+++ GIVEN MATERIAL +++

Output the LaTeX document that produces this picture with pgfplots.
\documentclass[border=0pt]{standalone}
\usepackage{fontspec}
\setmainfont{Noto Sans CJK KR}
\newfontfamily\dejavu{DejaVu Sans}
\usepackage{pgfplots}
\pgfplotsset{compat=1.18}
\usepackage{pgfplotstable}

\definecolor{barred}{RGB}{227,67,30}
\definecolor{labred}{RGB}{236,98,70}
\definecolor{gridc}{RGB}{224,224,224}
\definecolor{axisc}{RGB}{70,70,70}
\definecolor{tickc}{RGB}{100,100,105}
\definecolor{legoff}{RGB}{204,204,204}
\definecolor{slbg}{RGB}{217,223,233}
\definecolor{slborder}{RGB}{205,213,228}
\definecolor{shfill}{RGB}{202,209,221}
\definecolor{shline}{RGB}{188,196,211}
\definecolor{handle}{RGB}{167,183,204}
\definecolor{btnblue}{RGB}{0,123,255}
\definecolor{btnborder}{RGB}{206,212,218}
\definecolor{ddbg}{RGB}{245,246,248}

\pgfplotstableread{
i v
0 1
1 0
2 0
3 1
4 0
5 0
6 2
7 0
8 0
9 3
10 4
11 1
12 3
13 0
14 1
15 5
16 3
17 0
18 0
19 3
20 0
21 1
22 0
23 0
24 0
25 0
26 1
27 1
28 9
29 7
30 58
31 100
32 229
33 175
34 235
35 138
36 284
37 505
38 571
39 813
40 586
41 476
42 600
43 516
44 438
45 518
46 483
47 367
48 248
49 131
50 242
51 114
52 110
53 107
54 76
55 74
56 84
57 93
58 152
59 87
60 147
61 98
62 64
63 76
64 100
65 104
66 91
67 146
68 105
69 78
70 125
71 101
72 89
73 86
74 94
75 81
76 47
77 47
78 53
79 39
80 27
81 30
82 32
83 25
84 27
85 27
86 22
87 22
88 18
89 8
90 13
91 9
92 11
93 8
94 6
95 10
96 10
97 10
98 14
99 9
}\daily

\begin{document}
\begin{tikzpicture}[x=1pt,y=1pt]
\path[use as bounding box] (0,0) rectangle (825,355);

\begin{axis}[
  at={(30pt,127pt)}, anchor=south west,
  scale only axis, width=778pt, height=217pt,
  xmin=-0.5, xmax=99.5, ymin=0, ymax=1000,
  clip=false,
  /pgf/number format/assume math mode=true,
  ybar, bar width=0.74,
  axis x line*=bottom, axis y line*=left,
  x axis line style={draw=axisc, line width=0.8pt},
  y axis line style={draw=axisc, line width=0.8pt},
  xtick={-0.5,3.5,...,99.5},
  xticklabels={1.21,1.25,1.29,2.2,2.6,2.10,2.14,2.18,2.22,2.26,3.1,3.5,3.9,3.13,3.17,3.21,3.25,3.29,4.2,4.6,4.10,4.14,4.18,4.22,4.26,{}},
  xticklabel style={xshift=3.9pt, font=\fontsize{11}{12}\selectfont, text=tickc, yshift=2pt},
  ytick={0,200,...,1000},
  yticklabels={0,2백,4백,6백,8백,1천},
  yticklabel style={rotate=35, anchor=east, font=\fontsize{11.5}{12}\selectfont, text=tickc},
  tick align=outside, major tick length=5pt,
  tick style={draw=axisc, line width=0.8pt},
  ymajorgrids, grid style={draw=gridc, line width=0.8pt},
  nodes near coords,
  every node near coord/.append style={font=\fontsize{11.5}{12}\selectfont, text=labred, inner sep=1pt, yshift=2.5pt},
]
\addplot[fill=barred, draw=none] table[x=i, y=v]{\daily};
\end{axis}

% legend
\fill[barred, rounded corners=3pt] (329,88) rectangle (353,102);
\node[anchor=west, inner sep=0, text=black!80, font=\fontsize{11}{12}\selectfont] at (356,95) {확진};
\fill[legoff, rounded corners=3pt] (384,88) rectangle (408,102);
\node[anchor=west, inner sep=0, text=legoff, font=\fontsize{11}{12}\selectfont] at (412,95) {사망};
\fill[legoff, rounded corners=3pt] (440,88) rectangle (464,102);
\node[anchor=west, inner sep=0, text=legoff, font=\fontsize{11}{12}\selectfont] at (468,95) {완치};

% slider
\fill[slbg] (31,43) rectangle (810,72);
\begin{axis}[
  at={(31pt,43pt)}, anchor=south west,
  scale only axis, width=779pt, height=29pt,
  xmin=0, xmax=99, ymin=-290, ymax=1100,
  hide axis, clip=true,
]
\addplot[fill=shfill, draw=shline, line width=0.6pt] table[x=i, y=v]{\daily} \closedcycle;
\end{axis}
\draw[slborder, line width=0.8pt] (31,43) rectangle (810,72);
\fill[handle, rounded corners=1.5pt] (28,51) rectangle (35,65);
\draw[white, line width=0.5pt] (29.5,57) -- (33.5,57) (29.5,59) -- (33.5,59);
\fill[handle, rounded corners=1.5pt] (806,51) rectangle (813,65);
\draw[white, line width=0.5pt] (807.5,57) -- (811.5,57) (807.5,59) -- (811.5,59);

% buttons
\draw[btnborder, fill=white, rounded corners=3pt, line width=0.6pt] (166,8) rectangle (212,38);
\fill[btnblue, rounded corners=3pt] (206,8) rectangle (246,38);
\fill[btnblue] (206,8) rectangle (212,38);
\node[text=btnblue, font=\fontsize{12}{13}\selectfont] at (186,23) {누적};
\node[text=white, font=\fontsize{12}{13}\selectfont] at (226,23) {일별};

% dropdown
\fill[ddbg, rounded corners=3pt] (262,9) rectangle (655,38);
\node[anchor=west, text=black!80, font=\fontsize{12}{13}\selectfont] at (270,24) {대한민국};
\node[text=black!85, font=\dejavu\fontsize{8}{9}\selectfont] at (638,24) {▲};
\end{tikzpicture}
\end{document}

+++

WHAT IS ASKED:
Go through the material above line by line and copy it exactly.

WORKED SOLUTION:
Output the LaTeX document that produces this picture with pgfplots.
\documentclass[border=0pt]{standalone}
\usepackage{fontspec}
\setmainfont{Noto Sans CJK KR}
\newfontfamily\dejavu{DejaVu Sans}
\usepackage{pgfplots}
\pgfplotsset{compat=1.18}
\usepackage{pgfplotstable}

\definecolor{barred}{RGB}{227,67,30}
\definecolor{labred}{RGB}{236,98,70}
\definecolor{gridc}{RGB}{224,224,224}
\definecolor{axisc}{RGB}{70,70,70}
\definecolor{tickc}{RGB}{100,100,105}
\definecolor{legoff}{RGB}{204,204,204}
\definecolor{slbg}{RGB}{217,223,233}
\definecolor{slborder}{RGB}{205,213,228}
\definecolor{shfill}{RGB}{202,209,221}
\definecolor{shline}{RGB}{188,196,211}
\definecolor{handle}{RGB}{167,183,204}
\definecolor{btnblue}{RGB}{0,123,255}
\definecolor{btnborder}{RGB}{206,212,218}
\definecolor{ddbg}{RGB}{245,246,248}

\pgfplotstableread{
i v
0 1
1 0
2 0
3 1
4 0
5 0
6 2
7 0
8 0
9 3
10 4
11 1
12 3
13 0
14 1
15 5
16 3
17 0
18 0
19 3
20 0
21 1
22 0
23 0
24 0
25 0
26 1
27 1
28 9
29 7
30 58
31 100
32 229
33 175
34 235
35 138
36 284
37 505
38 571
39 813
40 586
41 476
42 600
43 516
44 438
45 518
46 483
47 367
48 248
49 131
50 242
51 114
52 110
53 107
54 76
55 74
56 84
57 93
58 152
59 87
60 147
61 98
62 64
63 76
64 100
65 104
66 91
67 146
68 105
69 78
70 125
71 101
72 89
73 86
74 94
75 81
76 47
77 47
78 53
79 39
80 27
81 30
82 32
83 25
84 27
85 27
86 22
87 22
88 18
89 8
90 13
91 9
92 11
93 8
94 6
95 10
96 10
97 10
98 14
99 9
}\daily

\begin{document}
\begin{tikzpicture}[x=1pt,y=1pt]
\path[use as bounding box] (0,0) rectangle (825,355);

\begin{axis}[
  at={(30pt,127pt)}, anchor=south west,
  scale only axis, width=778pt, height=217pt,
  xmin=-0.5, xmax=99.5, ymin=0, ymax=1000,
  clip=false,
  /pgf/number format/assume math mode=true,
  ybar, bar width=0.74,
  axis x line*=bottom, axis y line*=left,
  x axis line style={draw=axisc, line width=0.8pt},
  y axis line style={draw=axisc, line width=0.8pt},
  xtick={-0.5,3.5,...,99.5},
  xticklabels={1.21,1.25,1.29,2.2,2.6,2.10,2.14,2.18,2.22,2.26,3.1,3.5,3.9,3.13,3.17,3.21,3.25,3.29,4.2,4.6,4.10,4.14,4.18,4.22,4.26,{}},
  xticklabel style={xshift=3.9pt, font=\fontsize{11}{12}\selectfont, text=tickc, yshift=2pt},
  ytick={0,200,...,1000},
  yticklabels={0,2백,4백,6백,8백,1천},
  yticklabel style={rotate=35, anchor=east, font=\fontsize{11.5}{12}\selectfont, text=tickc},
  tick align=outside, major tick length=5pt,
  tick style={draw=axisc, line width=0.8pt},
  ymajorgrids, grid style={draw=gridc, line width=0.8pt},
  nodes near coords,
  every node near coord/.append style={font=\fontsize{11.5}{12}\selectfont, text=labred, inner sep=1pt, yshift=2.5pt},
]
\addplot[fill=barred, draw=none] table[x=i, y=v]{\daily};
\end{axis}

% legend
\fill[barred, rounded corners=3pt] (329,88) rectangle (353,102);
\node[anchor=west, inner sep=0, text=black!80, font=\fontsize{11}{12}\selectfont] at (356,95) {확진};
\fill[legoff, rounded corners=3pt] (384,88) rectangle (408,102);
\node[anchor=west, inner sep=0, text=legoff, font=\fontsize{11}{12}\selectfont] at (412,95) {사망};
\fill[legoff, rounded corners=3pt] (440,88) rectangle (464,102);
\node[anchor=west, inner sep=0, text=legoff, font=\fontsize{11}{12}\selectfont] at (468,95) {완치};

% slider
\fill[slbg] (31,43) rectangle (810,72);
\begin{axis}[
  at={(31pt,43pt)}, anchor=south west,
  scale only axis, width=779pt, height=29pt,
  xmin=0, xmax=99, ymin=-290, ymax=1100,
  hide axis, clip=true,
]
\addplot[fill=shfill, draw=shline, line width=0.6pt] table[x=i, y=v]{\daily} \closedcycle;
\end{axis}
\draw[slborder, line width=0.8pt] (31,43) rectangle (810,72);
\fill[handle, rounded corners=1.5pt] (28,51) rectangle (35,65);
\draw[white, line width=0.5pt] (29.5,57) -- (33.5,57) (29.5,59) -- (33.5,59);
\fill[handle, rounded corners=1.5pt] (806,51) rectangle (813,65);
\draw[white, line width=0.5pt] (807.5,57) -- (811.5,57) (807.5,59) -- (811.5,59);

% buttons
\draw[btnborder, fill=white, rounded corners=3pt, line width=0.6pt] (166,8) rectangle (212,38);
\fill[btnblue, rounded corners=3pt] (206,8) rectangle (246,38);
\fill[btnblue] (206,8) rectangle (212,38);
\node[text=btnblue, font=\fontsize{12}{13}\selectfont] at (186,23) {누적};
\node[text=white, font=\fontsize{12}{13}\selectfont] at (226,23) {일별};

% dropdown
\fill[ddbg, rounded corners=3pt] (262,9) rectangle (655,38);
\node[anchor=west, text=black!80, font=\fontsize{12}{13}\selectfont] at (270,24) {대한민국};
\node[text=black!85, font=\dejavu\fontsize{8}{9}\selectfont] at (638,24) {▲};
\end{tikzpicture}
\end{document}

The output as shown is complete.